** BEGIN Record extracts **

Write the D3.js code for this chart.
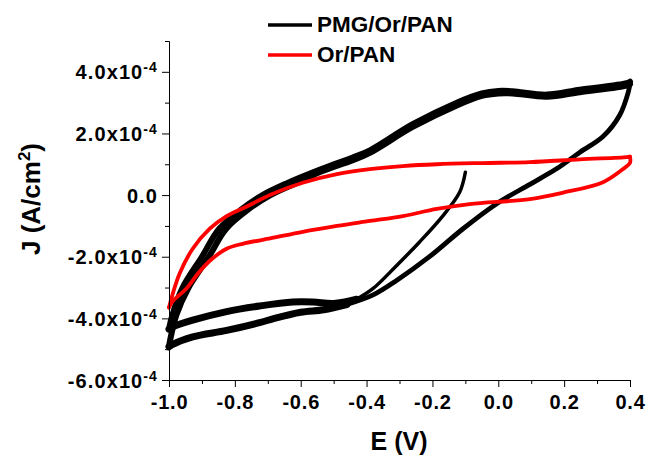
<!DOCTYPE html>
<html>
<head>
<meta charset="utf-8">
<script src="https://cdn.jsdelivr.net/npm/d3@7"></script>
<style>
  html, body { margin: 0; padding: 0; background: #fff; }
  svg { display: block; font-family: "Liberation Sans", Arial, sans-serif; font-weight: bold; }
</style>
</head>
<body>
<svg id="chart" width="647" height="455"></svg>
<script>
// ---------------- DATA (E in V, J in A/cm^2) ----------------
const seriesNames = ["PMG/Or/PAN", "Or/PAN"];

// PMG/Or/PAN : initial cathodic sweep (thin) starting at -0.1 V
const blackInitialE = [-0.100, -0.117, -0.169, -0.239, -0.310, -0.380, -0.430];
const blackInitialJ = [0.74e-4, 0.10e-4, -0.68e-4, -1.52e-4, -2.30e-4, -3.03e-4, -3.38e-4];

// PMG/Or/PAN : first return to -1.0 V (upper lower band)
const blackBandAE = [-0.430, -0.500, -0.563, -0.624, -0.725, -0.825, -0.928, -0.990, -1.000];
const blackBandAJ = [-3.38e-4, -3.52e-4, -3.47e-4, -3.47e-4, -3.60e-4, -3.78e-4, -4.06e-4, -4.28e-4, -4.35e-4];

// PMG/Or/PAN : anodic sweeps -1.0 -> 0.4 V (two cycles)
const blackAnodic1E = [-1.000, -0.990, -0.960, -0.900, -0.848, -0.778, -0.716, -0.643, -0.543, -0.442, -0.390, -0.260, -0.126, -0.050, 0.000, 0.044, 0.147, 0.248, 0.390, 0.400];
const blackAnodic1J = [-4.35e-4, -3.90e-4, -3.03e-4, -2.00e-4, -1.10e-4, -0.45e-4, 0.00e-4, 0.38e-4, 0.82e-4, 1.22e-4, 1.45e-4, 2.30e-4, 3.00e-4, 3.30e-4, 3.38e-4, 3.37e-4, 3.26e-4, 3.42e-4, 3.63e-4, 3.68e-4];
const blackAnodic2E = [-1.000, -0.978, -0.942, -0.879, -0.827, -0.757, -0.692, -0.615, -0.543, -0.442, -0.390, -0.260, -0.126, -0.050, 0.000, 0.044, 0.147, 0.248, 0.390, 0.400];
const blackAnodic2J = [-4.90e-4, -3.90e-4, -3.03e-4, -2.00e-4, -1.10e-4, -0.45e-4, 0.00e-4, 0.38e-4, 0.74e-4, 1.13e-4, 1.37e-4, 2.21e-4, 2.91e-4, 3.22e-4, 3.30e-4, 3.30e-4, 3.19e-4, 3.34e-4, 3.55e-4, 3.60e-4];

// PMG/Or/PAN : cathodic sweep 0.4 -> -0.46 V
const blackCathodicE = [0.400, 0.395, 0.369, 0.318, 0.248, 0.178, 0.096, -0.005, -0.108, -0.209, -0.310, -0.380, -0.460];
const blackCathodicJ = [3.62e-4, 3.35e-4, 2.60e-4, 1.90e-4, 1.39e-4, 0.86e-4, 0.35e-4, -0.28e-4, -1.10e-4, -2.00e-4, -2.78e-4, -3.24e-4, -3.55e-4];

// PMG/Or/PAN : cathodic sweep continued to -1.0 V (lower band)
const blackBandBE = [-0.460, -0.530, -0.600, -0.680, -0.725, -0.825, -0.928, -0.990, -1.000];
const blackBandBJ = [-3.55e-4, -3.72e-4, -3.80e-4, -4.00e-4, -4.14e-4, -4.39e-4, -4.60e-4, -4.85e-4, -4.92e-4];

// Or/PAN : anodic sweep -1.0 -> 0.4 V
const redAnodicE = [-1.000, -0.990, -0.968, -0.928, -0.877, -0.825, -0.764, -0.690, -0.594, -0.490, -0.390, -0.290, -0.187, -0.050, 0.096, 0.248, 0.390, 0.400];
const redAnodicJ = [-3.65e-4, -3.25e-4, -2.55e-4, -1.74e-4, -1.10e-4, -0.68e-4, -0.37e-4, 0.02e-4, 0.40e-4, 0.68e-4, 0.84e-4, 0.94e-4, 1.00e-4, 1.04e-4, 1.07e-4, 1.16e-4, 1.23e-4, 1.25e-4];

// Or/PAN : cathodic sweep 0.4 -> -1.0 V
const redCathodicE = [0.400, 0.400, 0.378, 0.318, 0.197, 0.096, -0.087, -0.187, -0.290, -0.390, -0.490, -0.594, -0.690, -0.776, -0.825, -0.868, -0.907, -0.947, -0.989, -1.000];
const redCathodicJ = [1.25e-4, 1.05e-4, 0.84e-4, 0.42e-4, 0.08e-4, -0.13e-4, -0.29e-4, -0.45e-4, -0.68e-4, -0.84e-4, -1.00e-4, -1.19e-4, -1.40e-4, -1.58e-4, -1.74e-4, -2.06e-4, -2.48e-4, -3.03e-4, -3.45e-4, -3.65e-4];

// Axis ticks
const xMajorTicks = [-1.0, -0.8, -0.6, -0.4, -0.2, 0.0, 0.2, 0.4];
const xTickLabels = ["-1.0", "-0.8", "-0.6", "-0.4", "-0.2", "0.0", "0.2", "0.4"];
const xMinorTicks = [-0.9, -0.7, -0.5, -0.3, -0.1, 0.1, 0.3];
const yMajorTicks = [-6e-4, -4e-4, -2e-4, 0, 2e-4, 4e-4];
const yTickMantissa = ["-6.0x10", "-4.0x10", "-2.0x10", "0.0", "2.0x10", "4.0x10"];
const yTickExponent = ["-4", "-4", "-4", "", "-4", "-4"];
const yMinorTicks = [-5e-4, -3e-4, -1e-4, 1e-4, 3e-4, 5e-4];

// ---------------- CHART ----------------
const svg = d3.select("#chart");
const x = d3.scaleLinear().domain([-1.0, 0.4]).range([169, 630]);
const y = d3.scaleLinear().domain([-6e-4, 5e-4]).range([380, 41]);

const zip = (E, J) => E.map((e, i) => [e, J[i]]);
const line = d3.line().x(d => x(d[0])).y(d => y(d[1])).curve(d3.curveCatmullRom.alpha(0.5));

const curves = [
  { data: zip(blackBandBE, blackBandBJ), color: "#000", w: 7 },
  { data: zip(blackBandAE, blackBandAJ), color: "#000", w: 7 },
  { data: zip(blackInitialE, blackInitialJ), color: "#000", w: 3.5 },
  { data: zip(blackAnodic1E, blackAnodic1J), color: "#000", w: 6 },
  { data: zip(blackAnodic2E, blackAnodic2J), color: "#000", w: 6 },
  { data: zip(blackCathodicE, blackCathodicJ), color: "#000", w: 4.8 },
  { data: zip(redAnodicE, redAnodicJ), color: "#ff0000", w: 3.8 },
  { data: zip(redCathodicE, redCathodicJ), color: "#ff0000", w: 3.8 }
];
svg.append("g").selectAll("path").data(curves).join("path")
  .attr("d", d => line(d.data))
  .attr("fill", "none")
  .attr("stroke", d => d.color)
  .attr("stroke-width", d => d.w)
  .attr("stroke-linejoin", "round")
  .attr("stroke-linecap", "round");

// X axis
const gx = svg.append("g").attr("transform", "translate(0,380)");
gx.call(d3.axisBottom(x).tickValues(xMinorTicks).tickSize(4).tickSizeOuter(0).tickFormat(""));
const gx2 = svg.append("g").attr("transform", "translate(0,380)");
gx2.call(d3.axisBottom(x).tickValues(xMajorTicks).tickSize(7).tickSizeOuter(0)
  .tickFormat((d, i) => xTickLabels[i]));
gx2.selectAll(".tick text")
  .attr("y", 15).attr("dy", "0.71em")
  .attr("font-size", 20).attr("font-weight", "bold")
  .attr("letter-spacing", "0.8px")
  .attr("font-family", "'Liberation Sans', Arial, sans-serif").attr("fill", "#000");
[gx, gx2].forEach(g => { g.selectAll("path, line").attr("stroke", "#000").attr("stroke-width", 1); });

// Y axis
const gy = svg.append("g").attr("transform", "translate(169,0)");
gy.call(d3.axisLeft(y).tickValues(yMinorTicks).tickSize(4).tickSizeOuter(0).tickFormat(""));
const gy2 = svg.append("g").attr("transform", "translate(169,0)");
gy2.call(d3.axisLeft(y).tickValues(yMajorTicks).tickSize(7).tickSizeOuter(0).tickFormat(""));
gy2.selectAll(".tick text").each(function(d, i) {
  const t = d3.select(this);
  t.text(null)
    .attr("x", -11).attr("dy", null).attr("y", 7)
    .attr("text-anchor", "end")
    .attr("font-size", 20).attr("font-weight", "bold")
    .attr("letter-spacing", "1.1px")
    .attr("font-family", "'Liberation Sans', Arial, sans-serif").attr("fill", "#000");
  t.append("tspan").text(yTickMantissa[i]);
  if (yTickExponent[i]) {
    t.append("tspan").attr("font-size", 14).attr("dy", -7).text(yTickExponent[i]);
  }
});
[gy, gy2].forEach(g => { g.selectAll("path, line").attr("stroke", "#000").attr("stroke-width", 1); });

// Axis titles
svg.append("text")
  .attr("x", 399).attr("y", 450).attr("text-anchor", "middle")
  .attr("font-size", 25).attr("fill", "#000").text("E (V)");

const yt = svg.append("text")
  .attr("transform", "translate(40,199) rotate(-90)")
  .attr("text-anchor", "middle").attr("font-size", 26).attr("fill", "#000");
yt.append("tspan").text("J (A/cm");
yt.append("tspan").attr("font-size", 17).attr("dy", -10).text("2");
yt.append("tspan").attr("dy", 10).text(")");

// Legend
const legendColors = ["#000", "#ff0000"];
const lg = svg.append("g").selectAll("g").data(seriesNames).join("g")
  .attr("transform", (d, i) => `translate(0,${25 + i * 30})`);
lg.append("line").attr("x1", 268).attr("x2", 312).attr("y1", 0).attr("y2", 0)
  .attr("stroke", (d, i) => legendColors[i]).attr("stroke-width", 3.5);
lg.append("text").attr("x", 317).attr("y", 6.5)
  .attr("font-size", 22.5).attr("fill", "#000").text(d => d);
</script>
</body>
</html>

** END Record extracts **
** BEGIN Record extracts **

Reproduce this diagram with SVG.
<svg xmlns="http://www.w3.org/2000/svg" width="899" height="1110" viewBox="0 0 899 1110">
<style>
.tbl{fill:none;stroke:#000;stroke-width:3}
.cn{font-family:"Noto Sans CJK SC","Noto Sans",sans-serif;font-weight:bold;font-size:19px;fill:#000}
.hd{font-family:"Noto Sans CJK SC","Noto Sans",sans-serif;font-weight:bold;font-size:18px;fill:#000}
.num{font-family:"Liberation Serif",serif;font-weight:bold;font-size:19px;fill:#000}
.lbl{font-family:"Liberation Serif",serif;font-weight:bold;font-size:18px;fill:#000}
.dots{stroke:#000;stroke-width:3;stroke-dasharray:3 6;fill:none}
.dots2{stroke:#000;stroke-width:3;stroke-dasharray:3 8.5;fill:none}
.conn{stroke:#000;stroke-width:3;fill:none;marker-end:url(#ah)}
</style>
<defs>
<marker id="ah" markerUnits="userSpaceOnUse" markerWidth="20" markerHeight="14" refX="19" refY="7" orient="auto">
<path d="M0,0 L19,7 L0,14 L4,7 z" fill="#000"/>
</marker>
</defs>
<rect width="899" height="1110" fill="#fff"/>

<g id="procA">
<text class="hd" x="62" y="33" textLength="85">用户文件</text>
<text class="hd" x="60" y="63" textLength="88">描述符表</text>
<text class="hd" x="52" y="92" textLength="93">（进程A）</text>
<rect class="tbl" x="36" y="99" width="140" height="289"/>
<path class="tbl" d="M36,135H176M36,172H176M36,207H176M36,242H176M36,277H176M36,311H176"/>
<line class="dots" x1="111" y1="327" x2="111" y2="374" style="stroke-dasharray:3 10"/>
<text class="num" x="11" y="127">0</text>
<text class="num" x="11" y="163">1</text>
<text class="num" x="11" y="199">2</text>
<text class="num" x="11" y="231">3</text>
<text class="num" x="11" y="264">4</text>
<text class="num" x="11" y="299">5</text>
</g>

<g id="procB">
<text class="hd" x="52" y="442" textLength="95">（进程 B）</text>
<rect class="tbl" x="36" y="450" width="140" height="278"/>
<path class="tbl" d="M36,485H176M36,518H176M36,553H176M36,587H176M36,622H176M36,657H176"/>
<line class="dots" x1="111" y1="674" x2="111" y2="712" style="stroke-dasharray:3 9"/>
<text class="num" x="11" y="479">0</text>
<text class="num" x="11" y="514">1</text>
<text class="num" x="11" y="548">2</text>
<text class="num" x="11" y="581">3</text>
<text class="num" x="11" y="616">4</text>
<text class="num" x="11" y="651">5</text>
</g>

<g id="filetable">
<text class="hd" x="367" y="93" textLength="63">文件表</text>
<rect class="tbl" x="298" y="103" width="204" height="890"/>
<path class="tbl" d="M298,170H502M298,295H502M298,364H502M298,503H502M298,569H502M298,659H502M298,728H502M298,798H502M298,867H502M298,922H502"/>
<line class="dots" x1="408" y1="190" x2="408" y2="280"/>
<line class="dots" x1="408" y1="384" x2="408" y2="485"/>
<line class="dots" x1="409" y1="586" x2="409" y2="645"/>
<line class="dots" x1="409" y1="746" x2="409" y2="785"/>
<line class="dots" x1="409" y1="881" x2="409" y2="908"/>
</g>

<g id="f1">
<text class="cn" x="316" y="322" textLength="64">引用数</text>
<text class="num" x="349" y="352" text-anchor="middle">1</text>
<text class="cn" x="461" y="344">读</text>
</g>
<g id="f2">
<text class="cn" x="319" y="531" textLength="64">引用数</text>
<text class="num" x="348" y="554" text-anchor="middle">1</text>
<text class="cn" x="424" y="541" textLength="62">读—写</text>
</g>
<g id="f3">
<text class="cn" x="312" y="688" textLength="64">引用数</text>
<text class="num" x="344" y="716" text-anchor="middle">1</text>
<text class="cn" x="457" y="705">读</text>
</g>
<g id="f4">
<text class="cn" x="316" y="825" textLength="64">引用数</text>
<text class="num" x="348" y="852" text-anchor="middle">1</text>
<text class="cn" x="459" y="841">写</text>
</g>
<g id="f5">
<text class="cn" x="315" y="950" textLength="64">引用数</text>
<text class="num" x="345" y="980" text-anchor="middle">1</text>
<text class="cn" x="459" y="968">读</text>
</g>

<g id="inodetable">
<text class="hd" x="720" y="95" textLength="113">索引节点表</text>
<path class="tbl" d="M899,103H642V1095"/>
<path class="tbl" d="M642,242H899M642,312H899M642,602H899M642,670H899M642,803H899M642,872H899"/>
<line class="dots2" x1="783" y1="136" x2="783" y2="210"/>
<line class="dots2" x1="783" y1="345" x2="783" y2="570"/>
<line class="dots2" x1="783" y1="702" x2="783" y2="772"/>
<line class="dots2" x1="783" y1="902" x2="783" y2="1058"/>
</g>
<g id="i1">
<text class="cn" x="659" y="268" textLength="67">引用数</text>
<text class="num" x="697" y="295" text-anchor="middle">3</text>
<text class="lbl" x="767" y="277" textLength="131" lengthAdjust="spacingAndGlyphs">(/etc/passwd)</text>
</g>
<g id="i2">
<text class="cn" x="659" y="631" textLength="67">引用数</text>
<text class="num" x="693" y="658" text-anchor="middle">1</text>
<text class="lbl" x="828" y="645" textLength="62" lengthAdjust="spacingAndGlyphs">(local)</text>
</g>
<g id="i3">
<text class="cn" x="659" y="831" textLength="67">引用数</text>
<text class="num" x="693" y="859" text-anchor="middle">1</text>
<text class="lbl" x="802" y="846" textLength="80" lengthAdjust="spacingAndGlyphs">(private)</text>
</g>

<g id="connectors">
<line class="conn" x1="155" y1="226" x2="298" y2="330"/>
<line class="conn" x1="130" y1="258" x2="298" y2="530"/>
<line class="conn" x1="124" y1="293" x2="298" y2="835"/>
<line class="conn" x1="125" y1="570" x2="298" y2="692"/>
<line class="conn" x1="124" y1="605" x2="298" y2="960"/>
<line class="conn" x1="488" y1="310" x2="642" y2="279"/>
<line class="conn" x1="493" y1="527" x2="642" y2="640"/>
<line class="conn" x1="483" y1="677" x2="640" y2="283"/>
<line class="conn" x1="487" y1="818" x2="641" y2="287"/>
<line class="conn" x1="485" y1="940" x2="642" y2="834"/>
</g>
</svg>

** END Record extracts **

**Directions for this task**
Reproduce, starting at the line containing "Write the D3.js code for this chart." and stopping after the line containing "-2.78e-4, -3.24e-4, -3.55e-4];", each of those lines exactly and no others; leave pictures out.

**Right answer**
Write the D3.js code for this chart.
<!DOCTYPE html>
<html>
<head>
<meta charset="utf-8">
<script src="https://cdn.jsdelivr.net/npm/d3@7"></script>
<style>
  html, body { margin: 0; padding: 0; background: #fff; }
  svg { display: block; font-family: "Liberation Sans", Arial, sans-serif; font-weight: bold; }
</style>
</head>
<body>
<svg id="chart" width="647" height="455"></svg>
<script>
// ---------------- DATA (E in V, J in A/cm^2) ----------------
const seriesNames = ["PMG/Or/PAN", "Or/PAN"];

// PMG/Or/PAN : initial cathodic sweep (thin) starting at -0.1 V
const blackInitialE = [-0.100, -0.117, -0.169, -0.239, -0.310, -0.380, -0.430];
const blackInitialJ = [0.74e-4, 0.10e-4, -0.68e-4, -1.52e-4, -2.30e-4, -3.03e-4, -3.38e-4];

// PMG/Or/PAN : first return to -1.0 V (upper lower band)
const blackBandAE = [-0.430, -0.500, -0.563, -0.624, -0.725, -0.825, -0.928, -0.990, -1.000];
const blackBandAJ = [-3.38e-4, -3.52e-4, -3.47e-4, -3.47e-4, -3.60e-4, -3.78e-4, -4.06e-4, -4.28e-4, -4.35e-4];

// PMG/Or/PAN : anodic sweeps -1.0 -> 0.4 V (two cycles)
const blackAnodic1E = [-1.000, -0.990, -0.960, -0.900, -0.848, -0.778, -0.716, -0.643, -0.543, -0.442, -0.390, -0.260, -0.126, -0.050, 0.000, 0.044, 0.147, 0.248, 0.390, 0.400];
const blackAnodic1J = [-4.35e-4, -3.90e-4, -3.03e-4, -2.00e-4, -1.10e-4, -0.45e-4, 0.00e-4, 0.38e-4, 0.82e-4, 1.22e-4, 1.45e-4, 2.30e-4, 3.00e-4, 3.30e-4, 3.38e-4, 3.37e-4, 3.26e-4, 3.42e-4, 3.63e-4, 3.68e-4];
const blackAnodic2E = [-1.000, -0.978, -0.942, -0.879, -0.827, -0.757, -0.692, -0.615, -0.543, -0.442, -0.390, -0.260, -0.126, -0.050, 0.000, 0.044, 0.147, 0.248, 0.390, 0.400];
const blackAnodic2J = [-4.90e-4, -3.90e-4, -3.03e-4, -2.00e-4, -1.10e-4, -0.45e-4, 0.00e-4, 0.38e-4, 0.74e-4, 1.13e-4, 1.37e-4, 2.21e-4, 2.91e-4, 3.22e-4, 3.30e-4, 3.30e-4, 3.19e-4, 3.34e-4, 3.55e-4, 3.60e-4];

// PMG/Or/PAN : cathodic sweep 0.4 -> -0.46 V
const blackCathodicE = [0.400, 0.395, 0.369, 0.318, 0.248, 0.178, 0.096, -0.005, -0.108, -0.209, -0.310, -0.380, -0.460];
const blackCathodicJ = [3.62e-4, 3.35e-4, 2.60e-4, 1.90e-4, 1.39e-4, 0.86e-4, 0.35e-4, -0.28e-4, -1.10e-4, -2.00e-4, -2.78e-4, -3.24e-4, -3.55e-4];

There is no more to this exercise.